Real-time current, tide instruments to help prevent disasters
by Zachary Fitzgerald
Feb 19, 2013 | 526 views | 0 0 comments | 3 3 recommendations | email to a friend | print
MORGAN CITY, La. — Plans are in the works to install three more instruments in the Atchafalaya Bar Channel underneath the agitation dredging work being done that will give real time information to help make informed decisions about when to dredge to help avoid groundings or accidents caused by water currents.

Darren Wright of the tides and currents branch of the National Oceanographic and Atmospheric Administration gave a presentation on what his branch does as well as what instruments the Port of Morgan City will have installed in the Atchafalaya Bar Channel, which extends south beyond the end of the Atchafalaya River, at Monday’s Morgan City Harbor and Terminal District meeting.

Wright said his branch is responsible for providing tide tables and tide prediction tables.

The agitation dredging work involves dredging the river to get rid of some of the “fluff” or sediment that builds up on the bottom of the river to maintain a true 20-foot-deep channel to make it navigable.

The channel is required to be at least 20 feet deep by congressional mandate.

The instruments to be installed beneath the dredging work are part of a program called the Physical Oceanographic Real Time System, or PORTS.

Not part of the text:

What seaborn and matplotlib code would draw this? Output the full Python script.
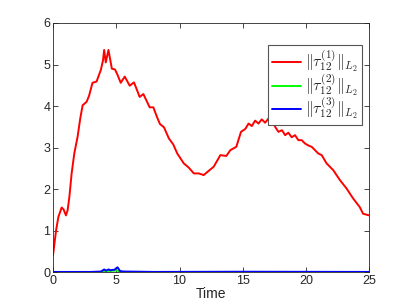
import numpy as np
import pandas as pd
import matplotlib
matplotlib.use("Agg")
import matplotlib.pyplot as plt
import seaborn as sns

# values
t_red = [0.0, 0.24, 0.42, 0.68, 0.84, 1.02, 1.15, 1.29, 1.47, 1.68, 1.94, 2.15, 2.34,
         2.65, 2.85, 3.12, 3.44, 3.78, 3.95, 4.04, 4.17, 4.38, 4.65, 4.9, 5.1, 5.35,
         5.67, 6.06, 6.4, 6.85, 7.14, 7.64, 7.93, 8.2, 8.45, 8.77, 9.16, 9.5, 9.82,
         10.34, 10.73, 11.13, 11.52, 11.91, 12.3, 12.7, 13.23, 13.7, 14.02, 14.49,
         14.86, 15.2, 15.46, 15.72, 15.98, 16.24, 16.5, 16.77, 17.03, 17.3, 17.56,
         17.82, 18.1, 18.35, 18.6, 18.87, 19.13, 19.4, 19.66, 19.92, 20.2, 20.45,
         20.97, 21.24, 21.63, 22.15, 22.68, 23.2, 23.72, 24.25, 24.51, 25.0]
tau1 = [0.42, 1.01, 1.33, 1.56, 1.51, 1.37, 1.49, 1.81, 2.38, 2.86, 3.26, 3.70, 4.02,
        4.10, 4.25, 4.56, 4.59, 4.87, 5.10, 5.35, 5.05, 5.35, 4.90, 4.88, 4.75, 4.56,
        4.71, 4.49, 4.57, 4.22, 4.29, 3.97, 3.97, 3.75, 3.57, 3.49, 3.22, 3.08, 2.86,
        2.62, 2.52, 2.38, 2.38, 2.34, 2.44, 2.54, 2.82, 2.80, 2.94, 3.02,
        3.38, 3.45, 3.58, 3.52, 3.65, 3.58, 3.68, 3.60, 3.70, 3.72, 3.50,
        3.38, 3.42, 3.30, 3.36, 3.25, 3.30, 3.18, 3.18, 3.10, 3.05, 3.02,
        2.86, 2.82, 2.62, 2.46, 2.22, 2.02, 1.78, 1.57, 1.41, 1.37]

t_small = [0.0, 3.0, 3.8, 4.04, 4.2, 4.4, 4.55, 4.7, 4.85, 5.0, 5.1, 5.3, 5.6, 8.0, 15.0, 25.0]
tau2 = [0.0, 0.0, 0.01, 0.03, 0.02, 0.04, 0.03, 0.04, 0.04, 0.05, 0.04, 0.01, 0.0, 0.0, 0.0, 0.0]
tau3 = [0.01, 0.01, 0.02, 0.07, 0.04, 0.07, 0.05, 0.06, 0.06, 0.10, 0.12, 0.03, 0.02, 0.01, 0.015, 0.01]

labels = [r'$\Vert\tau_{12}^{(1)}\Vert_{L_2}$',
          r'$\Vert\tau_{12}^{(2)}\Vert_{L_2}$',
          r'$\Vert\tau_{12}^{(3)}\Vert_{L_2}$']

sns.set_style("ticks")
plt.rcParams['font.family'] = ['Liberation Sans', 'DejaVu Sans']
plt.rcParams['mathtext.fontset'] = 'cm'

fig = plt.figure(figsize=(4.08, 3.06), dpi=100)
ax = fig.add_axes([0.13, 0.11, 0.775, 0.815])

sns.lineplot(x=t_red, y=tau1, color=(1, 0, 0), lw=1.4, label=labels[0], ax=ax)
sns.lineplot(x=t_small, y=tau2, color=(0, 1, 0), lw=1.4, label=labels[1], ax=ax)
sns.lineplot(x=t_small, y=tau3, color=(0, 0, 1), lw=1.4, label=labels[2], ax=ax)

ax.set_xlim(0, 25)
ax.set_ylim(0, 6)
ax.set_xticks([0, 5, 10, 15, 20, 25])
ax.set_yticks([0, 1, 2, 3, 4, 5, 6])
ax.set_xlabel("Time", fontsize=10, color='#262626', labelpad=0)
ax.set_ylabel("")
for s in ax.spines.values():
    s.set_visible(True)
    s.set_linewidth(0.6)
    s.set_color('#262626')
ax.tick_params(direction='in', length=3.5, width=0.6, top=True, right=True,
               labelsize=9, colors='#262626', pad=2)

leg = ax.legend(loc='upper right', bbox_to_anchor=(0.978, 0.912), borderaxespad=0,
                fancybox=False, framealpha=1, edgecolor='#555555', fontsize=11.5,
                handlelength=1.8, handletextpad=0.3, labelspacing=-0.12,
                borderpad=0.25)
leg.get_frame().set_linewidth(0.8)

fig.savefig("out.png", dpi=100)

The instruments will measure wave action, current, wind and turbidity, and will also provide storm surge and weather predictions, said Port of Morgan City Executive Director Jerry Hoffpauir. “We’ll almost be able to look at those instruments and say ‘it’s time to dredge’ before a boat runs aground,” he said.

The port already has two of the instruments installed in the area, and will be using 2011 Port Security grant money to install three more instruments within the next two years, Hoffpauir said.

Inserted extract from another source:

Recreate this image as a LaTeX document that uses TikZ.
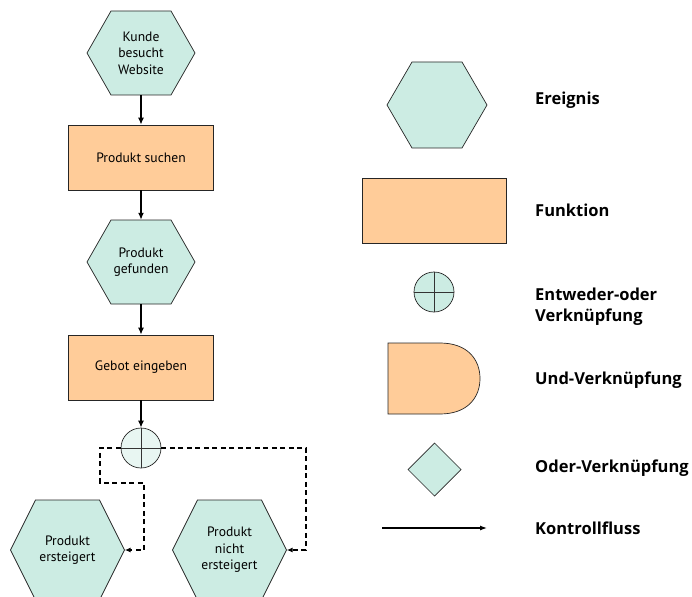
\documentclass[tikz,border=0pt]{standalone}
\usepackage{fontspec}
\setmainfont{PT Sans}
\newfontfamily\lblfont{Open Sans}
\usetikzlibrary{arrows.meta}
\definecolor{evtc}{HTML}{CCECE3}
\definecolor{xorc}{HTML}{E8F6F2}
\definecolor{func}{HTML}{FFCC99}
\tikzset{
  shapeline/.style={draw=black!85, line width=0.7pt},
  evtnode/.style={inner sep=0pt, align=center, font=\fontsize{13.6}{16.5}\selectfont},
  funcbox/.style={shapeline, fill=func, minimum width=145pt, minimum height=65pt, inner sep=0pt, font=\fontsize{13.6}{16.5}\selectfont},
  flow/.style={line width=1.4pt, -{Latex[length=7pt,width=6pt]}},
  dflow/.style={line width=1.3pt, dash pattern=on 5pt off 3.5pt, -{Latex[length=6pt,width=5pt]}},
  lbl/.style={anchor=west, align=left, inner sep=0pt, font=\lblfont\fontsize{16.5}{21}\bfseries\selectfont}
}
% name, cx, cy, half width, half height, half top edge, text
\newcommand\evtshape[7]{%
  \filldraw[shapeline, fill=evtc] (#2-#4,#3) -- (#2-#6,#3-#5) -- (#2+#6,#3-#5) -- (#2+#4,#3) -- (#2+#6,#3+#5) -- (#2-#6,#3+#5) -- cycle;
  \node[evtnode, minimum width={2*#4pt}, minimum height={2*#5pt}] (#1) at (#2,#3) {#7};%
}
\begin{document}
\begin{tikzpicture}[x=1pt,y=-1pt]
\useasboundingbox (0,0) rectangle (692,596);
% flow chart
\evtshape{e1}{141}{53}{54}{42}{30}{Kunde\\besucht\\Website}
\node[funcbox] (f1) at (141,157.5) {Produkt suchen};
\evtshape{e2}{141}{262}{54}{42}{30}{Produkt\\gefunden}
\node[funcbox] (f2) at (141,367.5) {Gebot eingeben};
\node[circle, shapeline, fill=xorc, minimum size=40pt, inner sep=0pt] (x) at (141,448) {};
\draw[line width=0.9pt, black!80] (x.north) -- (x.south) (x.west) -- (x.east);
\evtshape{e3}{67.5}{550}{57}{50}{32}{Produkt\\ersteigert}
\evtshape{e4}{229.5}{550}{57}{50}{32}{Produkt\\nicht\\ersteigert}
\draw[flow] (e1) -- (f1);
\draw[flow] (f1) -- (e2);
\draw[flow] (e2) -- (f2);
\draw[flow] (f2) -- (x);
\draw[dflow] (x.west) -- (100,448) -- (100,483) -- (144,483) -- (144,550) -- (e3.east);
\draw[dflow] (x.east) -- (306,448) -- (306,550) -- (e4.east);
% legend
\evtshape{le}{437}{105}{50}{43}{25}{}
\node[lbl] (lt1) at (535,100) {Ereignis};
\node[funcbox, minimum width=144pt] (lf) at (434,210.5) {};
\node[lbl] (lt2) at (535,210) {Funktion};
\node[circle, shapeline, fill=evtc, minimum size=40pt, inner sep=0pt] (lx) at (434,292) {};
\draw[line width=0.9pt, black!80] (lx.north) -- (lx.south) (lx.west) -- (lx.east);
\node[lbl] (lt3) at (535,307) {Entweder-oder\\Verknüpfung};
\filldraw[shapeline, fill=func] (388,343) -- (440,343) .. controls (468,343) and (480,360) .. (480,378.5) .. controls (480,397) and (468,414) .. (440,414) -- (388,414) -- cycle;
\node[inner sep=0pt, minimum width=92pt, minimum height=71pt] (lu) at (434,378.5) {};
\node[lbl] (lt4) at (535,380) {Und-Verknüpfung};
\filldraw[shapeline, fill=evtc] (408,469.5) -- (434.5,443) -- (461,469.5) -- (434.5,496) -- cycle;
\node[inner sep=0pt, minimum size=53pt] (lo) at (434.5,469.5) {};
\node[lbl] (lt5) at (535,468) {Oder-Verknüpfung};
\coordinate (ka) at (382,528);
\coordinate (kb) at (487,528);
\draw[line width=1.2pt, -{Latex[length=7pt,width=5pt]}] (ka) -- (kb);
\node[lbl] (lt6) at (535,528) {Kontrollfluss};
\end{tikzpicture}
\end{document}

“That’s where we’re going to be putting out at the mouth of the river in probably two years,” Hoffpauir said. “Theoretically, we could get started within a year, and the construction time is nothing. It’s just a matter of steel pipe welding and putting the instruments on. The only thing that would delay it would be the availability of the instruments.”

The tides and currents branch of NOAA created PORTS at the request of Congress when it inquired about setting up a system with real time tides and currents data after an accident in Tampa Bay in 1980 where a container vessel hit the Sunshine Skyway Bridge and “took out the whole thing,” Wright said. “It was determined that currents in that area pushed that tanker into that bridge,” Wright said.

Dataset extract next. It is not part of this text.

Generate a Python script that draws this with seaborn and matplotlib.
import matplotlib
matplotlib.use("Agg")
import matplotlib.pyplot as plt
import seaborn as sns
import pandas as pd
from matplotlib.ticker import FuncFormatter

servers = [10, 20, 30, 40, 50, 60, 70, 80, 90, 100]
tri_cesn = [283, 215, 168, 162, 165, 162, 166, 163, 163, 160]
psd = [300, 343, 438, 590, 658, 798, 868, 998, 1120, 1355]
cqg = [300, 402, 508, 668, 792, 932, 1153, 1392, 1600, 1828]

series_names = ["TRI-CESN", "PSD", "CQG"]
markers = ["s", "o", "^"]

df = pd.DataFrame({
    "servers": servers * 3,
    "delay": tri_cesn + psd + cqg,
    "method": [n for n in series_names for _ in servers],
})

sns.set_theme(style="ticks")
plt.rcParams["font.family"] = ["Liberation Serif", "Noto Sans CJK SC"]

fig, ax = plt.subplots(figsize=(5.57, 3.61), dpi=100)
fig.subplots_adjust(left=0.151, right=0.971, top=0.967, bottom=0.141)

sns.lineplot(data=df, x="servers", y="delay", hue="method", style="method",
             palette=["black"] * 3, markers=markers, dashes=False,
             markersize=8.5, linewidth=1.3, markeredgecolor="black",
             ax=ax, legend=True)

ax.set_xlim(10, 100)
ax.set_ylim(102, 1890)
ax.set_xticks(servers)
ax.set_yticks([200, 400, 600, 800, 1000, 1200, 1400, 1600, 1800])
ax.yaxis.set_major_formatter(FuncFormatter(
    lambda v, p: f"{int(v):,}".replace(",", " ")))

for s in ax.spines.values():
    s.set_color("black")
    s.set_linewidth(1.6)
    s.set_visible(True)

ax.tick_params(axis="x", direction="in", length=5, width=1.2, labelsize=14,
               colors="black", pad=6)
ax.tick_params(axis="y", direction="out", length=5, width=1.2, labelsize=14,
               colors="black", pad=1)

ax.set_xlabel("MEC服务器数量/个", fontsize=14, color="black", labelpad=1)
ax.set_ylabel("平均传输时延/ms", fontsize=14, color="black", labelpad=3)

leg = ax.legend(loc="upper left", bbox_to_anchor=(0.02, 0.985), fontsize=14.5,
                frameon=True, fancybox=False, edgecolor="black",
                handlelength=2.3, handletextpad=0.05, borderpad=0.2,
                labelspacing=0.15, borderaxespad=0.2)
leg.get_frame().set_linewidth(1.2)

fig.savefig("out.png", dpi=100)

PORTS is a partnership program between NOAA and the local entity, the Port of Morgan City, Wright said. NOAA is funded for program management, data collection and data dissemination, and the local entity must provide what information it needs and where it needs sensors, he said.

The system will also be helpful to the U.S. Coast Guard, said Cpt. Jonathan Burton of the Coast Guard. “Clearly one of the benefits particularly in our region here is the fact that we have such dynamic waterways that rise and fall at the drop of a hat that having this kind of real time data would be an incredible boom to the shipping industry,” Burton said.

In other business, the commission

—Approved the sub-grantee agreement with the Town of Berwick for the purchase of night vision goggles and thermal cameras.

—Approved Port Commission President Jerry Gauthier to sign a letter of no objections from Miller Engineers & Associates on behalf of the St. Mary Parish Tourist Commission regarding its tourist center.

—Approved the purchase of tires not to exceed $19,000 for a cherry picker and $2,553 for tires for a forklift.

—Approved the purchase of a four-wheeler.